« Comparing the Bush and Reagan Eras |
Main
| The Time-for-Change Model and the 2004 Presidential Election: A Post-Mortem and a Look Ahead »
November 30, 2004
Bush's Hispanic Support Headed Downwards
Or, more accurately, closer to where it was to begin with. I argued the other day that it was quite unlikely that Bush actually got 44 percent of the Hispanic vote, as the national exit poll claimed, and that the 59 percent share given him by the Texas state exit poll was particularly fanciful.
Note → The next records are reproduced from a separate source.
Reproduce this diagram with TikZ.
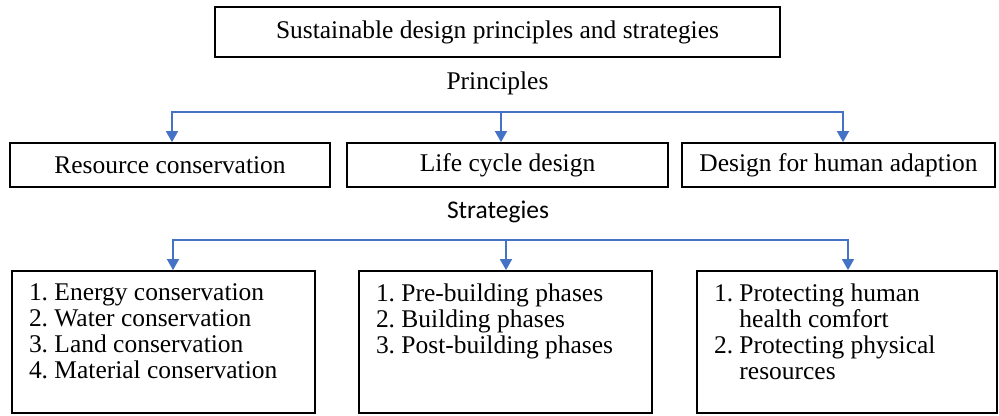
\documentclass[tikz,border=0pt]{standalone}
\usepackage{fontspec}
\setmainfont{Liberation Serif}
\newfontfamily\labelfont{Carlito}
\usetikzlibrary{arrows.meta,positioning}
\frenchspacing

\definecolor{arrowblue}{HTML}{4472C4}

\tikzstyle{heading} = [rectangle, draw, line width=1pt, 
minimum width=11.3cm, minimum height=1cm]
\tikzstyle{principle} = [rectangle, draw, line width=1pt, minimum height=0.88cm]
\tikzstyle{strategy} = [rectangle, draw, line width=1pt, 
minimum height=2.84cm, inner xsep=0.34cm, inner ysep=0.25cm]
\tikzstyle{caption} = [inner sep=0pt]
\tikzstyle{branch} = [draw, arrowblue, line width=0.9pt]
\tikzstyle{line} = [branch, -{Triangle[length=0.22cm, width=0.24cm]}]

\begin{document}
\begin{tikzpicture}[node distance = 2cm, font=\fontsize{14.5}{14.8}\selectfont]
	\useasboundingbox (0,0) rectangle (19.98,-8.3);

	%Nodes
	\node [heading] (title) at (9.95,-0.64) {Sustainable design principles and strategies};
	\node [caption, below of = title, node distance = 1.02cm] (principles) {Principles};

	\node [principle, minimum width=6.42cm] (lifecycle) at (10.15,-3.3) {Life cycle design};
	\node [principle, minimum width=6.4cm, left of = lifecycle, node distance = 6.75cm] (resource) {Resource conservation};
	\node [principle, minimum width=6.26cm, right of = lifecycle, node distance = 6.62cm] (human) {Design for human adaption};

	\node [caption] (strategies) at (9.96,-4.24) {\labelfont Strategies};

	\node [strategy] (phases) at (10.11,-6.84) {\parbox[c][2.34cm][t]{5.18cm}{1. Pre-building phases\\
		2. Building phases\\
		3. Post-building phases}};
	\node [strategy, left of = phases, node distance = 6.84cm] (conservation) {\parbox[c][2.34cm][t]{5.38cm}{1. Energy conservation\\
		2. Water conservation\\
		3. Land conservation\\
		4. Material conservation}};
	\node [strategy, right of = phases, node distance = 6.83cm] (protection) {\parbox[c][2.34cm][t]{5.32cm}{1. Protecting human\\
		\phantom{1. }health comfort\\
		2. Protecting physical\\
		\phantom{2. }resources}};

	%Lines
	\coordinate (pa) at (3.44,-2.24);
	\coordinate (pb) at (10.02,-2.24);
	\coordinate (pc) at (16.86,-2.24);
	\path [line] (pb) -- (pa) -- (pa |- resource.north);
	\path [line] (pb) -- (pb |- lifecycle.north);
	\path [line] (pb) -- (pc) -- (pc |- human.north);

	\coordinate (sa) at (3.46,-4.8);
	\coordinate (sb) at (10.12,-4.8);
	\coordinate (sc) at (16.96,-4.8);
	\path [line] (sb) -- (sa) -- (sa |- conservation.north);
	\path [line] (sb) -- (sb |- phases.north);
	\path [line] (sb) -- (sc) -- (sc |- protection.north);

\end{tikzpicture}
\end{document}
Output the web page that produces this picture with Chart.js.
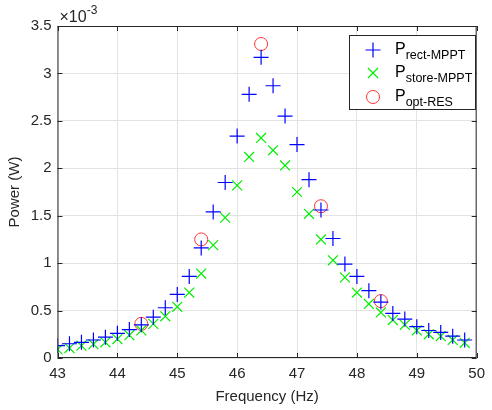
<!DOCTYPE html>
<html>
<head>
<meta charset="utf-8">
<script src="https://cdn.jsdelivr.net/npm/chart.js@4"></script>
<style>
  html, body { margin: 0; padding: 0; background: #fff; }
  #wrap { width: 492px; height: 410px; }
</style>
</head>
<body>
<div id="wrap"><canvas id="myChart" width="492" height="410"></canvas></div>
<script>
// Frequency points (Hz) for the two MPPT series
const freq = [43.0, 43.2, 43.4, 43.6, 43.8, 44.0, 44.2, 44.4, 44.6, 44.8,
  45.0, 45.2, 45.4, 45.6, 45.8, 46.0, 46.2, 46.4, 46.6, 46.8,
  47.0, 47.2, 47.4, 47.6, 47.8, 48.0, 48.2, 48.4, 48.6, 48.8,
  49.0, 49.2, 49.4, 49.6, 49.8];
// Power values, in units of 1e-3 W (as shown on the axis)
const pRect = [0.13, 0.15, 0.165, 0.19, 0.22, 0.26, 0.30, 0.35, 0.43, 0.53,
  0.67, 0.86, 1.16, 1.54, 1.85, 2.34, 2.78, 3.17, 2.87, 2.55,
  2.25, 1.88, 1.56, 1.26, 0.99, 0.86, 0.71, 0.59, 0.47, 0.41,
  0.33, 0.29, 0.27, 0.23, 0.19];
const pStore = [0.09, 0.105, 0.13, 0.145, 0.165, 0.20, 0.24, 0.29, 0.36, 0.44,
  0.54, 0.69, 0.89, 1.19, 1.48, 1.82, 2.12, 2.32, 2.19, 2.03,
  1.75, 1.52, 1.25, 1.03, 0.85, 0.69, 0.57, 0.48, 0.40, 0.35,
  0.29, 0.25, 0.23, 0.19, 0.16];
const optFreq = [44.4, 45.4, 46.4, 47.4, 48.4];
const pOpt = [0.36, 1.25, 3.31, 1.60, 0.60];
const xTicks = [43, 44, 45, 46, 47, 48, 49, 50];
const yTicks = [0, 0.5, 1, 1.5, 2, 2.5, 3, 3.5];
// legend labels: main letter + subscript
const legendLabels = [["P", "rect-MPPT"], ["P", "store-MPPT"], ["P", "opt-RES"]];

const axisColor = "#262626";
const FONT = "'Liberation Sans', Arial, sans-serif";

function toPoints(xs, ys) {
  return xs.map((x, i) => ({ x: x, y: ys[i] }));
}

// draws the box, inward ticks, exponent label and the legend (MATLAB look)
const matlabPlugin = {
  id: "matlabLook",
  afterDraw(chart) {
    const c = chart.ctx, a = chart.chartArea;
    const xs = chart.scales.x, ys = chart.scales.y;
    c.save();
    c.strokeStyle = axisColor;
    c.lineWidth = 1;
    c.strokeRect(a.left + 0.5, a.top + 0.5, a.right - a.left - 1, a.bottom - a.top - 1);
    c.beginPath();
    xTicks.forEach(t => {
      const px = Math.round(xs.getPixelForValue(t)) + 0.5;
      c.moveTo(px, a.bottom); c.lineTo(px, a.bottom - 5);
      c.moveTo(px, a.top); c.lineTo(px, a.top + 5);
    });
    yTicks.forEach(t => {
      const py = Math.round(ys.getPixelForValue(t)) + 0.5;
      c.moveTo(a.left, py); c.lineTo(a.left + 5, py);
      c.moveTo(a.right, py); c.lineTo(a.right - 5, py);
    });
    c.stroke();

    // x10^-3 label
    c.fillStyle = axisColor;
    c.textBaseline = "alphabetic";
    c.textAlign = "left";
    c.font = "16px " + FONT;
    c.fillText("\u00d710", a.left + 2, a.top - 4);
    const w = c.measureText("\u00d710").width;
    c.font = "12px " + FONT;
    c.fillText("-3", a.left + 2 + w, a.top - 12);

    // legend
    const lx = 349.5, ly = 35.5, lw = 126, lh = 74;
    c.fillStyle = "#fff";
    c.fillRect(lx, ly, lw, lh);
    c.strokeStyle = axisColor;
    c.strokeRect(lx, ly, lw, lh);
    const rows = [50, 73, 97];
    chart.data.datasets.forEach((ds, i) => {
      const cy = rows[i], cx = 373;
      c.strokeStyle = ds.borderColor;
      c.lineWidth = ds.borderWidth;
      c.beginPath();
      if (ds.pointStyle === "cross") {
        c.moveTo(cx - 7.5, cy); c.lineTo(cx + 7.5, cy);
        c.moveTo(cx, cy - 7.5); c.lineTo(cx, cy + 7.5);
      } else if (ds.pointStyle === "crossRot") {
        c.moveTo(cx - 5, cy - 5); c.lineTo(cx + 5, cy + 5);
        c.moveTo(cx - 5, cy + 5); c.lineTo(cx + 5, cy - 5);
      } else {
        c.arc(cx, cy, 6.5, 0, Math.PI * 2);
      }
      c.stroke();
      c.fillStyle = "#000";
      c.font = "16px " + FONT;
      c.fillText(legendLabels[i][0], 395, cy + 4);
      const pw = c.measureText(legendLabels[i][0]).width;
      c.font = "12.5px " + FONT;
      c.fillText(legendLabels[i][1], 395 + pw, cy + 9);
    });
    c.restore();
  }
};

const ctx = document.getElementById("myChart").getContext("2d");
const myChart = new Chart(ctx, {
  type: "scatter",
  data: {
    datasets: [
      {
        label: "P rect-MPPT",
        data: toPoints(freq, pRect),
        pointStyle: "cross",
        pointRadius: 7.5,
        borderColor: "#0000ff",
        backgroundColor: "#0000ff",
        borderWidth: 1.2,
      },
      {
        label: "P store-MPPT",
        data: toPoints(freq, pStore),
        pointStyle: "crossRot",
        pointRadius: 7,
        borderColor: "#00ee00",
        backgroundColor: "#00ee00",
        borderWidth: 1.2,
      },
      {
        label: "P opt-RES",
        data: toPoints(optFreq, pOpt),
        pointStyle: "circle",
        pointRadius: 6.5,
        borderColor: "#ff3333",
        backgroundColor: "rgba(0,0,0,0)",
        borderWidth: 1,
      },
    ],
  },
  options: {
    responsive: false,
    animation: false,
    events: [],
    layout: { padding: { left: 0, right: 7, top: 26, bottom: 0 } },
    plugins: { legend: { display: false }, tooltip: { enabled: false } },
    scales: {
      x: {
        type: "linear",
        min: 43, max: 50,
        afterBuildTicks: (s) => { s.ticks = xTicks.map(v => ({ value: v })); },
        afterFit: (s) => { s.height = 52; },
        ticks: { color: axisColor, padding: 7, maxRotation: 0, font: { family: FONT, size: 15 } },
        grid: { color: "#e3e3e3", drawTicks: false },
        border: { display: false },
        title: {
          display: true, text: "Frequency (Hz)", color: axisColor,
          font: { family: FONT, size: 15 }, padding: { top: 0, bottom: 4 },
        },
      },
      y: {
        min: 0, max: 3.5,
        afterBuildTicks: (s) => { s.ticks = yTicks.map(v => ({ value: v })); },
        afterFit: (s) => { s.width = 57.5; },
        ticks: { color: axisColor, padding: 6, font: { family: FONT, size: 15 },
          callback: (v) => String(Math.round(v * 10) / 10) },
        grid: { color: "#e3e3e3", drawTicks: false },
        border: { display: false },
        title: {
          display: true, text: "Power (W)", color: axisColor,
          font: { family: FONT, size: 15 }, padding: { top: 6, bottom: 0 },
        },
      },
    },
  },
  plugins: [matlabPlugin],
});
</script>
</body>
</html>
Now we have this AP item, showing a drastic downward revision in the Texas figure for Bush's Hispanic support:
In the Nov. 3 BC-ELN--Texas Glance and BC-TX Exit-Poll Excerpts, The Associated Press overstated President Bush (news - web sites)'s support among Texas Hispanics. Under a post-election adjustment by exit poll providers Edison Media Research and Mitofsky International, 49 percent of Hispanics in the state voted for Bush, not a majority. The revised result does not differ to a statistically significant degree from Bush's 43 percent support among Texas Hispanics in a 2000 exit poll.
The revised BC-TX-Exit-Poll Excerpts showed that 20 percent, not 23 percent, of all Texas voters were Hispanic. They voted 50 percent for Kerry and 49 percent for Bush, not 41-59 Kerry-Bush.
Quite a change and it affects not just the Texas Hispanic estimate, but the national one as well. As Steve Sailer correctly points out:
That reduction of 10 points in Texas would appear to knock almost 2 points off Bush's national Hispanic share by itself (since the exit poll claimed that Texas accounted for 18% of America's Hispanic voters), and the reduction in the Hispanic share of the Texas vote from 23% to 20% would reduce Bush's national Hispanic share as well (because he still had more Hispanic support in Texas than nationally).
We shall see what further exit poll revisions do to the estimates of Bush's Hispanic support. But my--and Sailer's--estimate that Bush received around 39 percent, not 44 percent, of the Hispanic vote is looking better and better.